Hay un momento en la vida en que recordar acontecimientos pasados se convierte en desempolvar lejanas sensaciones. No es fácil precisar ese momento, pero sí descubrir que hay un día, pasados los treinta, en el que te das cuenta que de casi todo hace diez, doce, veinte, veintitrés años. No resulta, sin embargo, difícil recordar las cosas y lo sorprendente es que ese recuerdo es prueba irrefutable de que estábamos allí, por muchos que sean los años que hayan pasado. A esto, hay quien lo ha llamado tener memoria histórica. No sé si es exagerado o no definirlo así, pero algo de eso hay. Al menos, no deja de producirnos cierto vértigo. Y son entrañables esas veladas de copa y humo compartidas con algún rostro de los de siempre, en las que renacen el primer beso, la primera borrachera, el primer cigarro, el primer desamor, la primera caricia… y los “¿te acuerdas de…?”. Y luego, ya con la almohada, comentas quién es este “tú” de ahora, acaso la suma de todos esos - lejanos en el tiempo- cercanos recuerdos. Y ese “tú” de mañana, que quizás no sea nunca más aquel que antaño respiraba las mañanas de alfalfa recién cortada. Allá, en el campo.
Era una escuálida anciana. Vestía uno de esos lutos perpétuos, con pañuelo en la cabeza y zapatillas blandas. En invierno apenas una chaquetilla mínima. La encontraba todas las mañanas en las escaleras a la salida de la boca del metro. Pedía por caridad a todo el que pasaba por allí, que a esa primera hora éramos muchos. La original frase que utilizaba - y que iba modificando según fuera señor, señora o señorita quien pasase en ese momento- se convirtió en la mejor de las formas de darme los buenos días. Confieso además, que los días que por algún motivo no la encontraba sentada en su escalera, la echaba en falta. Aprendí que tal vez la vida fuese lo que ella recitaba con entrañable entonación: "estos días". Para ella, sin duda era eso, estos días, los días siguientes, sólo los inmediatos. Su necesidad era mínima. Su meta, cercana. Nada más allá.

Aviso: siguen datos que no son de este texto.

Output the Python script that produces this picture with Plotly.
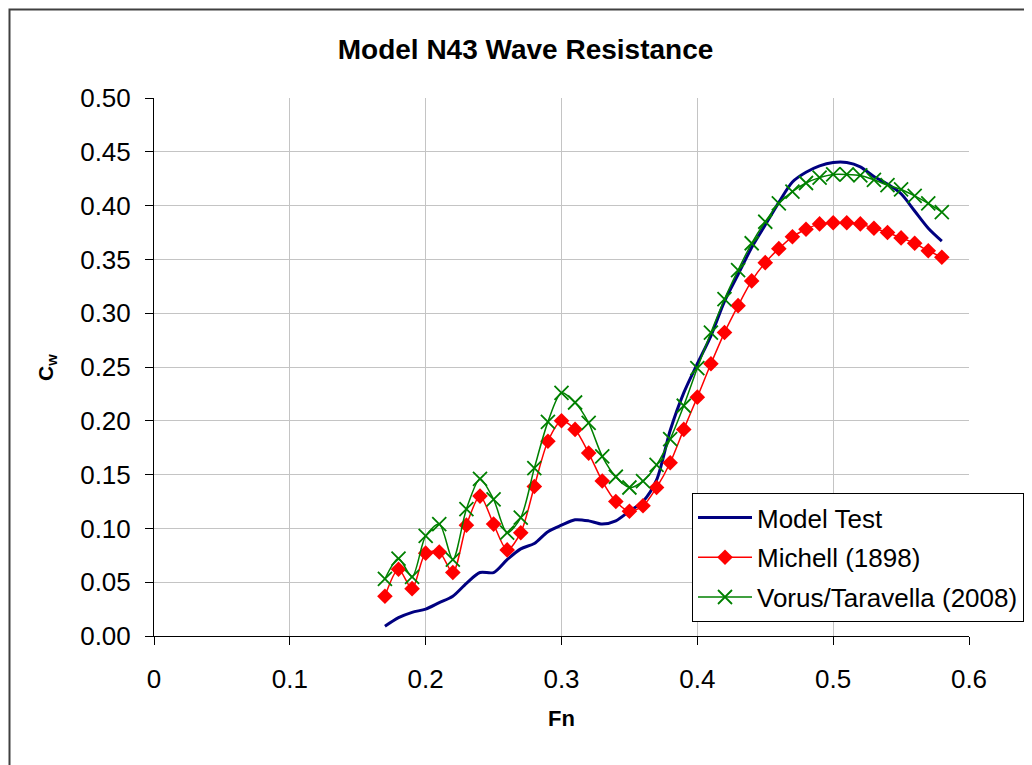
import plotly.graph_objects as go

fn = [0.17, 0.18, 0.19, 0.20, 0.21, 0.22, 0.23, 0.24, 0.25, 0.26, 0.27, 0.28, 0.29, 0.30,
      0.31, 0.32, 0.33, 0.34, 0.35, 0.36, 0.37, 0.38, 0.39, 0.40, 0.41, 0.42, 0.43, 0.44,
      0.45, 0.46, 0.47, 0.48, 0.49, 0.50, 0.51, 0.52, 0.53, 0.54, 0.55, 0.56, 0.57, 0.58]

model_test = [0.009, 0.017, 0.022, 0.025, 0.031, 0.037, 0.049, 0.059, 0.059, 0.071, 0.081,
              0.086, 0.097, 0.103, 0.108, 0.107, 0.104, 0.107, 0.116, 0.125, 0.145, 0.191,
              0.226, 0.253, 0.279, 0.311, 0.336, 0.361, 0.382, 0.403, 0.422, 0.431, 0.437,
              0.440, 0.440, 0.436, 0.427, 0.420, 0.411, 0.395, 0.379, 0.367]

michell = [0.037, 0.062, 0.044, 0.077, 0.078, 0.059, 0.103, 0.130, 0.104, 0.080, 0.096,
           0.139, 0.181, 0.200, 0.192, 0.170, 0.144, 0.125, 0.116, 0.121, 0.138, 0.161,
           0.192, 0.222, 0.253, 0.282, 0.307, 0.330, 0.347, 0.360, 0.371, 0.378, 0.383,
           0.384, 0.384, 0.383, 0.379, 0.375, 0.370, 0.365, 0.358, 0.352]

vorus = [0.053, 0.072, 0.055, 0.093, 0.104, 0.071, 0.118, 0.146, 0.127, 0.096, 0.110,
         0.156, 0.199, 0.226, 0.217, 0.198, 0.167, 0.148, 0.138, 0.144, 0.159, 0.183,
         0.214, 0.249, 0.282, 0.313, 0.340, 0.365, 0.385, 0.402, 0.413, 0.421, 0.426,
         0.429, 0.429, 0.428, 0.424, 0.419, 0.415, 0.409, 0.402, 0.394]

y_ticks = [0.00, 0.05, 0.10, 0.15, 0.20, 0.25, 0.30, 0.35, 0.40, 0.45, 0.50]
x_ticks = [0, 0.1, 0.2, 0.3, 0.4, 0.5, 0.6]

FONT = "Liberation Sans, Arial, sans-serif"
OFF = 8  # page body margin

ML, MT = 154 - OFF, 98 - OFF
PW, PH = 815, 538

fig = go.Figure()
fig.add_trace(go.Scatter(
    x=fn, y=model_test, name="Model Test", mode="lines",
    line=dict(color="#000080", width=3, shape="spline", smoothing=0.8),
    legendgroup="a"))
fig.add_trace(go.Scatter(
    x=fn, y=michell, name="Michell (1898)", mode="lines+markers",
    line=dict(color="#ff0000", width=1.5, shape="spline", smoothing=0.8),
    marker=dict(symbol="diamond", size=12, color="#ff0000"),
    legendgroup="b"))
fig.add_trace(go.Scatter(
    x=fn, y=vorus, name="Vorus/Taravella (2008)", mode="lines+markers",
    line=dict(color="#008000", width=1.5, shape="spline", smoothing=0.8),
    marker=dict(symbol="x-thin-open", size=14, color="#008000",
                line=dict(color="#008000", width=1.8)),
    legendgroup="c"))

fig.update_layout(
    width=1032, height=765,
    margin=dict(l=ML, r=1032 - ML - PW, t=MT, b=765 - MT - PH),
    paper_bgcolor="white", plot_bgcolor="white",
    font=dict(family=FONT, color="black", size=26),
    title=dict(text="<b>Model N43 Wave Resistance</b>", x=(525.5 - OFF) / 1032,
               xanchor="center", y=1 - (49 - OFF) / 765, yanchor="middle",
               font=dict(size=28, family=FONT)),
    showlegend=True,
    legend=dict(x=(692 - 154) / PW, y=(636 - 493) / PH, xanchor="left", yanchor="top",
                bgcolor="white", bordercolor="black", borderwidth=1,
                font=dict(size=26, family=FONT), traceorder="grouped",
                tracegroupgap=3, itemwidth=54),
    xaxis=dict(range=[0, 0.6], tickvals=x_ticks, ticktext=[str(v) for v in x_ticks],
               showgrid=True, gridcolor="#c4c4c4", gridwidth=1,
               zeroline=False, showline=True, linecolor="black", linewidth=1,
               ticks="outside", ticklen=8, tickcolor="black", ticklabelstandoff=12,
               tickfont=dict(size=26, family=FONT)),
    yaxis=dict(range=[0, 0.5], tickvals=y_ticks, ticktext=[f"{v:.2f}" for v in y_ticks],
               showgrid=True, gridcolor="#c4c4c4", gridwidth=1,
               zeroline=False, showline=True, linecolor="black", linewidth=1,
               ticks="outside", ticklen=8, tickcolor="black", ticklabelstandoff=9,
               tickfont=dict(size=26, family=FONT)),
)

# axis titles
fig.add_annotation(text="<b>Fn</b>", xref="paper", yref="paper",
                   x=0.5, y=(636 - 719) / PH, xanchor="center", yanchor="middle",
                   showarrow=False, font=dict(size=22, family=FONT))
fig.add_annotation(text="<b>C<sub>w</sub></b>", xref="paper", yref="paper",
                   x=(47 - 154) / PW, y=(636 - 368) / PH, xanchor="center", yanchor="middle",
                   textangle=-90, showarrow=False, font=dict(size=21, family=FONT))

# outer chart-area border (at the figure's left/top edge)
fig.add_shape(type="rect", xref="paper", yref="paper",
              x0=-(ML - 1.5) / PW, x1=1.3, y0=-0.4, y1=1 + (MT - 1.5) / PH,
              line=dict(color="#404040", width=2), layer="above")

fig.write_html("out.html")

Hoy he salido, después de varios años, por esa misma boca de metro y ella no estaba. Ahora soy otro y trabajo en otro lugar, pero hoy ha vuelto a sonar su frase en mis oídos, justo cuando pisaba su escalera, la quinta, antes de alcanzar la calle.
Cuando acaba, el año nos empuja inevitablemente a hacer ciertos recuentos. Los años que llevamos a la espalda, los que hipotéticamente nos quedan. Las cosas que hemos hecho a su largo, las que no. Los rostros que se han cruzado en nuestro camino, los que hubiéramos preferido que no lo hiciesen. Las nuevas amistades, las que continúan desde siempre, las que ya no están. Los nuevos inquilinos de este mundo. Las horas que perdimos, las que ganamos. Los golpes, las sonrisas. Los kilos que se esfumaron, los nuevos que adornan nuestras cinturas... El inventario vital de todos los mortales todos los finales de año. Como el de los centros comerciales, con sus columnas del debe y el haber bien ordenaditas. Una cuenta atrás acelerada para poner los marcadores a cero y que , así, el primero de enero sea la parrilla de salida desde la que partir cargados de promesas, hechas de mudas palabras a estrenar. Para perder un año más cumpliéndolas. O no.